**SOURCE DATA**.
--- begin ---
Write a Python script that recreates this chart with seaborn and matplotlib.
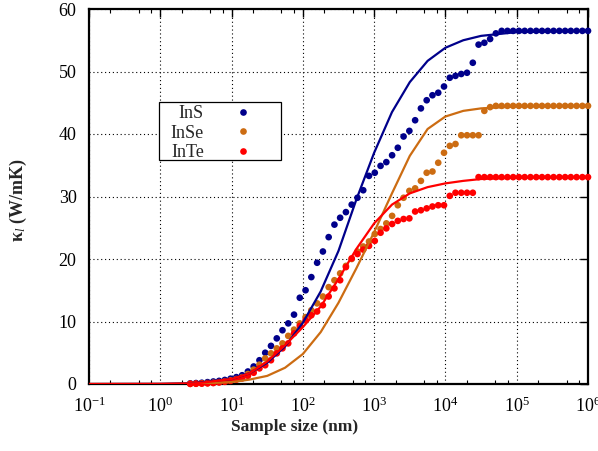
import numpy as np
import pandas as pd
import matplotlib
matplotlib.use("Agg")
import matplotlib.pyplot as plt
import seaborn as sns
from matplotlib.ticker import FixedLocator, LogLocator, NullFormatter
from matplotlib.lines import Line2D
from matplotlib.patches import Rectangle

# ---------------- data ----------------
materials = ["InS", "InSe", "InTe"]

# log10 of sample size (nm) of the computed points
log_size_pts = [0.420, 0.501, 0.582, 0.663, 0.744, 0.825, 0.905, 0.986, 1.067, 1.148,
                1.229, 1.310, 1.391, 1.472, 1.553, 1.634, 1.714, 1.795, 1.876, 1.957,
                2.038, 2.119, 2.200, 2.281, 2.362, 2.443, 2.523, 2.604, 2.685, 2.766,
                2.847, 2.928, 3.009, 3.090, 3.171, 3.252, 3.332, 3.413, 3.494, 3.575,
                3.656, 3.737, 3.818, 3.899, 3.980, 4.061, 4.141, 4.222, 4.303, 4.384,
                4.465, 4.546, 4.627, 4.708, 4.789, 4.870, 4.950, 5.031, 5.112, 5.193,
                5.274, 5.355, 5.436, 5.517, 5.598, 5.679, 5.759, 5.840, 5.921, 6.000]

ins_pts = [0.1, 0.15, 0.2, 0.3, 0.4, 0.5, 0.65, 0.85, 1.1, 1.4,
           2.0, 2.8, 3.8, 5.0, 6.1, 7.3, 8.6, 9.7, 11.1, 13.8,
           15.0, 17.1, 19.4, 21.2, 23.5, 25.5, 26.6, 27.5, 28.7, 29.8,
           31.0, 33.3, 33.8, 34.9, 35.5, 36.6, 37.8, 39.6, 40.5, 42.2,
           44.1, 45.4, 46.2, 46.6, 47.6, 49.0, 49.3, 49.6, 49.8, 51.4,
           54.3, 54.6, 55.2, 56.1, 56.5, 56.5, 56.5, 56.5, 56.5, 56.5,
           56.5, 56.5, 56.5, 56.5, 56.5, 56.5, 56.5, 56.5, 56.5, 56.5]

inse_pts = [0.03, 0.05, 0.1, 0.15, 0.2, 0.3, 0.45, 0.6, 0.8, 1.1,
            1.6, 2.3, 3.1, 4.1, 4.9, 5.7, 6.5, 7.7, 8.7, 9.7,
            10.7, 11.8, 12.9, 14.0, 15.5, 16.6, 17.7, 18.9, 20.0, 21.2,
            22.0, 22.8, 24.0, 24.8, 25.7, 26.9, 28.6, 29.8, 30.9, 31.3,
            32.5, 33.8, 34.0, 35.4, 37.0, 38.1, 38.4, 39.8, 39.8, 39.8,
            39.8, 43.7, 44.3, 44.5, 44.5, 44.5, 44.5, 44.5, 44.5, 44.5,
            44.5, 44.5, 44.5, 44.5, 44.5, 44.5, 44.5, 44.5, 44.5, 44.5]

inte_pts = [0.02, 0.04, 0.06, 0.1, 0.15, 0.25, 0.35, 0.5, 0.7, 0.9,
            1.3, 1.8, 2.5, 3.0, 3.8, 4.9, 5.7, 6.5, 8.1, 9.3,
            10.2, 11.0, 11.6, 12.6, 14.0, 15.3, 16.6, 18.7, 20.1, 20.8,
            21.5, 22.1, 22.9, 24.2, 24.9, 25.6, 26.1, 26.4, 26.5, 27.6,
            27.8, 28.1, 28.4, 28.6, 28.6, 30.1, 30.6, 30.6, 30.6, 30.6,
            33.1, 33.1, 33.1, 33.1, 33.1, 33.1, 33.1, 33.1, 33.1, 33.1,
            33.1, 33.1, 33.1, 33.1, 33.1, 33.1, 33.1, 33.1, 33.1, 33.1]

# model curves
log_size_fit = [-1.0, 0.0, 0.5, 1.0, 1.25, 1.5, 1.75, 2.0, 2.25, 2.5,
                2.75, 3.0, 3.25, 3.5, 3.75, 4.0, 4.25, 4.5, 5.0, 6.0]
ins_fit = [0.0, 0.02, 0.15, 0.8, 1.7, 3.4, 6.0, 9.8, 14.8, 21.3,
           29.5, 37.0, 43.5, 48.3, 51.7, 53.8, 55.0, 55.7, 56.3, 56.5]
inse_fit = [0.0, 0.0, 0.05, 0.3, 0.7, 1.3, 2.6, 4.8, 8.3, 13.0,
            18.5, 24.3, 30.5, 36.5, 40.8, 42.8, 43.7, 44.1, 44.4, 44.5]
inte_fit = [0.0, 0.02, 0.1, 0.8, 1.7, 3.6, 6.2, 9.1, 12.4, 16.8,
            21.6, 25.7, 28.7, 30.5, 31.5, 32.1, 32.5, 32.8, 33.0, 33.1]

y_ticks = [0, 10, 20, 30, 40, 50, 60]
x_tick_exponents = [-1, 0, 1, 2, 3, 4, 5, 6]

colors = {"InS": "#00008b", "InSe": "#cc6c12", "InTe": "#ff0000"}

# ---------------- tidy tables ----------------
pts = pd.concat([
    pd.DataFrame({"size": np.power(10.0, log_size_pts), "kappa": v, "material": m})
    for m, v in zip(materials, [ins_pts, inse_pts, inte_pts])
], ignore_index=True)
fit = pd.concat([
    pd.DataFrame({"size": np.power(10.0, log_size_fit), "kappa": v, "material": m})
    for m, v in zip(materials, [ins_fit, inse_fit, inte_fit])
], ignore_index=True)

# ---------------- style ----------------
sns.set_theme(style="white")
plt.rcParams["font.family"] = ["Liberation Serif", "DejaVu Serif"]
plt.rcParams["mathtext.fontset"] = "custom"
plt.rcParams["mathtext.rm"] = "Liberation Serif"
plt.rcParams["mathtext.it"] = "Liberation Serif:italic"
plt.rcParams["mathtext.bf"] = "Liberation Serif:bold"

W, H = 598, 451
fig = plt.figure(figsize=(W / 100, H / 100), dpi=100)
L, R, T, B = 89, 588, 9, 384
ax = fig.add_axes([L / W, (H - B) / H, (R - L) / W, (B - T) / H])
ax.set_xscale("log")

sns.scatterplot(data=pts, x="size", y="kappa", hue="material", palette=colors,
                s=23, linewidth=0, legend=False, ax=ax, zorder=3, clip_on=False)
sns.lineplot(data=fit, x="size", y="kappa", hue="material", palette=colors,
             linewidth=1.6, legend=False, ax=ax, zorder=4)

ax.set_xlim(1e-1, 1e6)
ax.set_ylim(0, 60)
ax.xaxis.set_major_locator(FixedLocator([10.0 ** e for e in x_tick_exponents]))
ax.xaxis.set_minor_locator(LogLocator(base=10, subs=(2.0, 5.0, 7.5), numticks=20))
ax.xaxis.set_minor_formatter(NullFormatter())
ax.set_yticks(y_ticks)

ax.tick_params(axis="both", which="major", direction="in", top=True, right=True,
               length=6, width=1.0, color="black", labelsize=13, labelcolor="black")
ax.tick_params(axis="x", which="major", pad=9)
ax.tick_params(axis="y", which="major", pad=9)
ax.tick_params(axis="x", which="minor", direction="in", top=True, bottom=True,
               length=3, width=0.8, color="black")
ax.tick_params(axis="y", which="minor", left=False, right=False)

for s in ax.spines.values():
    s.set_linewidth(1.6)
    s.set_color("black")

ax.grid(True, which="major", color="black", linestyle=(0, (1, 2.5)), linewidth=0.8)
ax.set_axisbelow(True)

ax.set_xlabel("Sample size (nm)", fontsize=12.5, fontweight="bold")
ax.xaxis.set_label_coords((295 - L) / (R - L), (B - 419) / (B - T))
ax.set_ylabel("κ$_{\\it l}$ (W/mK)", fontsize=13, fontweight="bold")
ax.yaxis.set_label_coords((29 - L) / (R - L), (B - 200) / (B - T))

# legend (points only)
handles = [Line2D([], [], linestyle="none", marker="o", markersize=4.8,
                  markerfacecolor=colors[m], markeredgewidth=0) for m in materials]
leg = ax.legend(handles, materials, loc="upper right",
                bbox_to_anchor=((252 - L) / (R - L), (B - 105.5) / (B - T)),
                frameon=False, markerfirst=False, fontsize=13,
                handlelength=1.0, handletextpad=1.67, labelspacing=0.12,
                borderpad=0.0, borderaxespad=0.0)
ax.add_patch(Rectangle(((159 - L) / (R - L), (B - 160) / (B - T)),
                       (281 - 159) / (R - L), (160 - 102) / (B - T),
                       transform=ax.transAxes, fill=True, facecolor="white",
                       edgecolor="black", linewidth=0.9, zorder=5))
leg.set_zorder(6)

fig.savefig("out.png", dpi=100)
--- end ---
**EXERCISE PROMPT**. Exactly as they appear, print the lines of the listing above from its first line through the line that contains "56.5, 56.5, 56.5, 56.5, 56.5, 56.5, 56.5, 56.5, 56.5, 56.5]", minus the pictures.

**ANSWER FOR THE TASK**.
Write a Python script that recreates this chart with seaborn and matplotlib.
import numpy as np
import pandas as pd
import matplotlib
matplotlib.use("Agg")
import matplotlib.pyplot as plt
import seaborn as sns
from matplotlib.ticker import FixedLocator, LogLocator, NullFormatter
from matplotlib.lines import Line2D
from matplotlib.patches import Rectangle

# ---------------- data ----------------
materials = ["InS", "InSe", "InTe"]

# log10 of sample size (nm) of the computed points
log_size_pts = [0.420, 0.501, 0.582, 0.663, 0.744, 0.825, 0.905, 0.986, 1.067, 1.148,
                1.229, 1.310, 1.391, 1.472, 1.553, 1.634, 1.714, 1.795, 1.876, 1.957,
                2.038, 2.119, 2.200, 2.281, 2.362, 2.443, 2.523, 2.604, 2.685, 2.766,
                2.847, 2.928, 3.009, 3.090, 3.171, 3.252, 3.332, 3.413, 3.494, 3.575,
                3.656, 3.737, 3.818, 3.899, 3.980, 4.061, 4.141, 4.222, 4.303, 4.384,
                4.465, 4.546, 4.627, 4.708, 4.789, 4.870, 4.950, 5.031, 5.112, 5.193,
                5.274, 5.355, 5.436, 5.517, 5.598, 5.679, 5.759, 5.840, 5.921, 6.000]

ins_pts = [0.1, 0.15, 0.2, 0.3, 0.4, 0.5, 0.65, 0.85, 1.1, 1.4,
           2.0, 2.8, 3.8, 5.0, 6.1, 7.3, 8.6, 9.7, 11.1, 13.8,
           15.0, 17.1, 19.4, 21.2, 23.5, 25.5, 26.6, 27.5, 28.7, 29.8,
           31.0, 33.3, 33.8, 34.9, 35.5, 36.6, 37.8, 39.6, 40.5, 42.2,
           44.1, 45.4, 46.2, 46.6, 47.6, 49.0, 49.3, 49.6, 49.8, 51.4,
           54.3, 54.6, 55.2, 56.1, 56.5, 56.5, 56.5, 56.5, 56.5, 56.5,
           56.5, 56.5, 56.5, 56.5, 56.5, 56.5, 56.5, 56.5, 56.5, 56.5]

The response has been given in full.